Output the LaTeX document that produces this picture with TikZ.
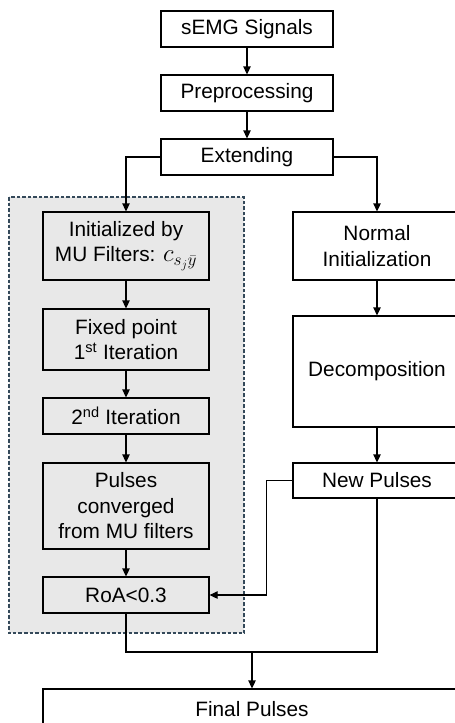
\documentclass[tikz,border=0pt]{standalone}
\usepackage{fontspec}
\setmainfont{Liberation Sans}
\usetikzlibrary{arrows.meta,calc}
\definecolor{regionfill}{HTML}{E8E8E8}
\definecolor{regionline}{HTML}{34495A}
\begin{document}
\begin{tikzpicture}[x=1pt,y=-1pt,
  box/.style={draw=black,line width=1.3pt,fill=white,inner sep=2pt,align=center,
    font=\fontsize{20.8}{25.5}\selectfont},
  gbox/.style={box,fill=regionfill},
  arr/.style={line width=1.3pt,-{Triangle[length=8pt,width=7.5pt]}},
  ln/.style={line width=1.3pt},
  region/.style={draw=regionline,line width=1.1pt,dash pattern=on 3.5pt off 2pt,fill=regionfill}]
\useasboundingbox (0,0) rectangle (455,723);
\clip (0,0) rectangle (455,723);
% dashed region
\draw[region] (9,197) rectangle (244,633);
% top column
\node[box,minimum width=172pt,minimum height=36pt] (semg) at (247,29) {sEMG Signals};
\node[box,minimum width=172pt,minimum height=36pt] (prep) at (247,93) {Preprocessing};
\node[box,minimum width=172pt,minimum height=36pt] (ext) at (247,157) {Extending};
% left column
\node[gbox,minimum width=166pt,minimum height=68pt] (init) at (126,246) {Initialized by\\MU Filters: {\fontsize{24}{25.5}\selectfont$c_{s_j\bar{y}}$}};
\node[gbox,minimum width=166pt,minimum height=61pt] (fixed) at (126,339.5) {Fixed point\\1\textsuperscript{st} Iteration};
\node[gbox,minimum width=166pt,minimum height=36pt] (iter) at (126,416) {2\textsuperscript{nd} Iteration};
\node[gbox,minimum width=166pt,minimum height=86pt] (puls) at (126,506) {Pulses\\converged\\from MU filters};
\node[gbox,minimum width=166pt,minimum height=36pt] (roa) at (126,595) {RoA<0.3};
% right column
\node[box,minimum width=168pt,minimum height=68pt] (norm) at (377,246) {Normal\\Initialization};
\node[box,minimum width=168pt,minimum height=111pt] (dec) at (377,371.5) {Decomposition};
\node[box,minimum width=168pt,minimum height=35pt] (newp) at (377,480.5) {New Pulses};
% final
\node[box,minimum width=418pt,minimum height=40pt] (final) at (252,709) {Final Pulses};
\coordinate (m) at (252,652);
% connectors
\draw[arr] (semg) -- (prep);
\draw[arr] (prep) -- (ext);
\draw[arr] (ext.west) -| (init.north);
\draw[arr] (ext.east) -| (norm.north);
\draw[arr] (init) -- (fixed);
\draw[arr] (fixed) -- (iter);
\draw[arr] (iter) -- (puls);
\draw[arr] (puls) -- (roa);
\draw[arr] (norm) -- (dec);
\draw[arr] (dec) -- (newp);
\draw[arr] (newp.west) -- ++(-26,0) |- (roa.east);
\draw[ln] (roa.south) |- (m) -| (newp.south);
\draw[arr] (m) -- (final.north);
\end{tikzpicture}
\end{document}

^^^^

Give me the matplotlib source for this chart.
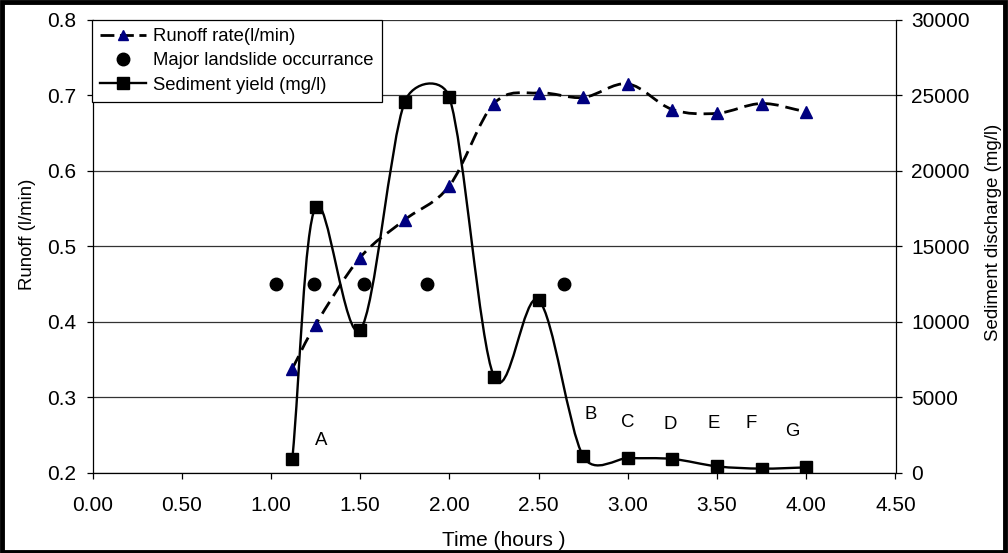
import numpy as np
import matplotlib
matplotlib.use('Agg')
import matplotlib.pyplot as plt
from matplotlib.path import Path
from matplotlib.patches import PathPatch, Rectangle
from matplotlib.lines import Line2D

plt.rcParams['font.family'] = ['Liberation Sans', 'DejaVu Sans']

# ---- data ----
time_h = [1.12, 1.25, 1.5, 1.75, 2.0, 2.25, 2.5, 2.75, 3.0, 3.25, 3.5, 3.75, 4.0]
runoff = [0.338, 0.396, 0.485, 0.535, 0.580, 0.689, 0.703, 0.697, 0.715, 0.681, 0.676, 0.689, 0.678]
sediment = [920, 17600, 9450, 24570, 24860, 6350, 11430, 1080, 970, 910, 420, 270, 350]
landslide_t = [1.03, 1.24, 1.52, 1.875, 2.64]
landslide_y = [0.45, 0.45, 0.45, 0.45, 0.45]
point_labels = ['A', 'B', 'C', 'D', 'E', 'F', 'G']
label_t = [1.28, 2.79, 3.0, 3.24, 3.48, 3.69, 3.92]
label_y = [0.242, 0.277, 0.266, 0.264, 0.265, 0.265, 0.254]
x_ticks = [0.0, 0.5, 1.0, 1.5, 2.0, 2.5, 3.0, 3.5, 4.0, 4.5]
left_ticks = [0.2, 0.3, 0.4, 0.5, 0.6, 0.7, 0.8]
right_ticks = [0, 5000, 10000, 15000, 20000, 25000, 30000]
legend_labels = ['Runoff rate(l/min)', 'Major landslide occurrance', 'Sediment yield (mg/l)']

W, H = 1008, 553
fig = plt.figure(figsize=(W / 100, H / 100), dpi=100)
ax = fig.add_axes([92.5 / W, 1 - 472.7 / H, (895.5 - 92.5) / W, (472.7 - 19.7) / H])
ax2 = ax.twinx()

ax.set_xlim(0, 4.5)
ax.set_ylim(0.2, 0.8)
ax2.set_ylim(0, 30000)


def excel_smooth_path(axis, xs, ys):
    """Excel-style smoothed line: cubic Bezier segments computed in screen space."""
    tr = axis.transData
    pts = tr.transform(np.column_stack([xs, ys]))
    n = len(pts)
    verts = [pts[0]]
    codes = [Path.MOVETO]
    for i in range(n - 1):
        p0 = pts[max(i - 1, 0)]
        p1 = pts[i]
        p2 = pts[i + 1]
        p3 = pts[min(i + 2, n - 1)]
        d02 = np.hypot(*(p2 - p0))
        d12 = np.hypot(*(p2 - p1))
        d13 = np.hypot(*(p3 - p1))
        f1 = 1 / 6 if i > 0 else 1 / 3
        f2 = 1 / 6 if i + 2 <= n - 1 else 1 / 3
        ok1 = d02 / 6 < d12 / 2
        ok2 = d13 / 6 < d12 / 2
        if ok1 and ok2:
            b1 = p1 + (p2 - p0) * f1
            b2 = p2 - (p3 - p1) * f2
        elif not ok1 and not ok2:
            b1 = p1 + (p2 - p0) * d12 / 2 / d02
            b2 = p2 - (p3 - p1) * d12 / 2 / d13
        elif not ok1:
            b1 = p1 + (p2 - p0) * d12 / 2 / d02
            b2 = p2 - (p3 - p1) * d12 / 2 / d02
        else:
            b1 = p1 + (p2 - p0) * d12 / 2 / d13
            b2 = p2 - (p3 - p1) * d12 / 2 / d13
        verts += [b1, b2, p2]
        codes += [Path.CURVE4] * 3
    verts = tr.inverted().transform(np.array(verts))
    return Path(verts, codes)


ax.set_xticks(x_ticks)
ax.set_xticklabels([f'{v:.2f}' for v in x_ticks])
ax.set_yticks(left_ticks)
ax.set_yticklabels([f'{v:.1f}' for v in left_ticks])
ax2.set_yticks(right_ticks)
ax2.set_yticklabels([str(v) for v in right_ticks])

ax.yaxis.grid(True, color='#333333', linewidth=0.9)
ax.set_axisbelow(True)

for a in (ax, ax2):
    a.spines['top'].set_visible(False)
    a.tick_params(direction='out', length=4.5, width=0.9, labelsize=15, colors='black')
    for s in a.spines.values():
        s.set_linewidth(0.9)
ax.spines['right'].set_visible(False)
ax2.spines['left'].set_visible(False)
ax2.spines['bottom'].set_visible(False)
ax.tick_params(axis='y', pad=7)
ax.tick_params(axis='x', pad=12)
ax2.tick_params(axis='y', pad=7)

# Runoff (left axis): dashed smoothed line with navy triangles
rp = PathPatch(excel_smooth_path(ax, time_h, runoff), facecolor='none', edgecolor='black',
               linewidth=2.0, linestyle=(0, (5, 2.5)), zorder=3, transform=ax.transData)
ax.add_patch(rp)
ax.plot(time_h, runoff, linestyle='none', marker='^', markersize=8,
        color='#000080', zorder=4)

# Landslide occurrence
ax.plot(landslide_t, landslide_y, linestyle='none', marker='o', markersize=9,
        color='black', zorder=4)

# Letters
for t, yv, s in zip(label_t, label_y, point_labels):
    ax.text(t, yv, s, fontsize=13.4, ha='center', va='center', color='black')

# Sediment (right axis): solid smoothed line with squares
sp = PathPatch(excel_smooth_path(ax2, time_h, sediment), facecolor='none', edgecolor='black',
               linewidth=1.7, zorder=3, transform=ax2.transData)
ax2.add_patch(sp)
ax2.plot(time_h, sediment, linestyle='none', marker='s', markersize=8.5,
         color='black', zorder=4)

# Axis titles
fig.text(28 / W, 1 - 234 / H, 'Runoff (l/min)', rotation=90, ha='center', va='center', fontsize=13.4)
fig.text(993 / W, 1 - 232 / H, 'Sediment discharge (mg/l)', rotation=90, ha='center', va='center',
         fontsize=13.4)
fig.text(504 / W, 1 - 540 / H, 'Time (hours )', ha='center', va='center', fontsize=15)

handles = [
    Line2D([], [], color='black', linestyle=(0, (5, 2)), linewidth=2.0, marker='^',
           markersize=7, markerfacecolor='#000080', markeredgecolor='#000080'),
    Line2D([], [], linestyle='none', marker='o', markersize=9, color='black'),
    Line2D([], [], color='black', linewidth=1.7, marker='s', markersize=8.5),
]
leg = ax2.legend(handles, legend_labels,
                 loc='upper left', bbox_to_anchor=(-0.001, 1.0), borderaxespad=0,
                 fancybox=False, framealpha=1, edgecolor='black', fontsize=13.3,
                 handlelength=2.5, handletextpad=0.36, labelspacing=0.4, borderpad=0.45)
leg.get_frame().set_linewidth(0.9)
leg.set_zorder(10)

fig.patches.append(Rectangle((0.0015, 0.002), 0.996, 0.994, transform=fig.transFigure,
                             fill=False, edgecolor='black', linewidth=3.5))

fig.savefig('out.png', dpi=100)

^^^^

Instructions to follow => Leave the pictures out and copy exactly the lines from the one with "Give me the matplotlib source for this chart." through the one with "ax2.set_ylim(0, 30000)", nothing more.

Exercise result =>
Give me the matplotlib source for this chart.
import numpy as np
import matplotlib
matplotlib.use('Agg')
import matplotlib.pyplot as plt
from matplotlib.path import Path
from matplotlib.patches import PathPatch, Rectangle
from matplotlib.lines import Line2D

plt.rcParams['font.family'] = ['Liberation Sans', 'DejaVu Sans']

# ---- data ----
time_h = [1.12, 1.25, 1.5, 1.75, 2.0, 2.25, 2.5, 2.75, 3.0, 3.25, 3.5, 3.75, 4.0]
runoff = [0.338, 0.396, 0.485, 0.535, 0.580, 0.689, 0.703, 0.697, 0.715, 0.681, 0.676, 0.689, 0.678]
sediment = [920, 17600, 9450, 24570, 24860, 6350, 11430, 1080, 970, 910, 420, 270, 350]
landslide_t = [1.03, 1.24, 1.52, 1.875, 2.64]
landslide_y = [0.45, 0.45, 0.45, 0.45, 0.45]
point_labels = ['A', 'B', 'C', 'D', 'E', 'F', 'G']
label_t = [1.28, 2.79, 3.0, 3.24, 3.48, 3.69, 3.92]
label_y = [0.242, 0.277, 0.266, 0.264, 0.265, 0.265, 0.254]
x_ticks = [0.0, 0.5, 1.0, 1.5, 2.0, 2.5, 3.0, 3.5, 4.0, 4.5]
left_ticks = [0.2, 0.3, 0.4, 0.5, 0.6, 0.7, 0.8]
right_ticks = [0, 5000, 10000, 15000, 20000, 25000, 30000]
legend_labels = ['Runoff rate(l/min)', 'Major landslide occurrance', 'Sediment yield (mg/l)']

W, H = 1008, 553
fig = plt.figure(figsize=(W / 100, H / 100), dpi=100)
ax = fig.add_axes([92.5 / W, 1 - 472.7 / H, (895.5 - 92.5) / W, (472.7 - 19.7) / H])
ax2 = ax.twinx()

ax.set_xlim(0, 4.5)
ax.set_ylim(0.2, 0.8)
ax2.set_ylim(0, 30000)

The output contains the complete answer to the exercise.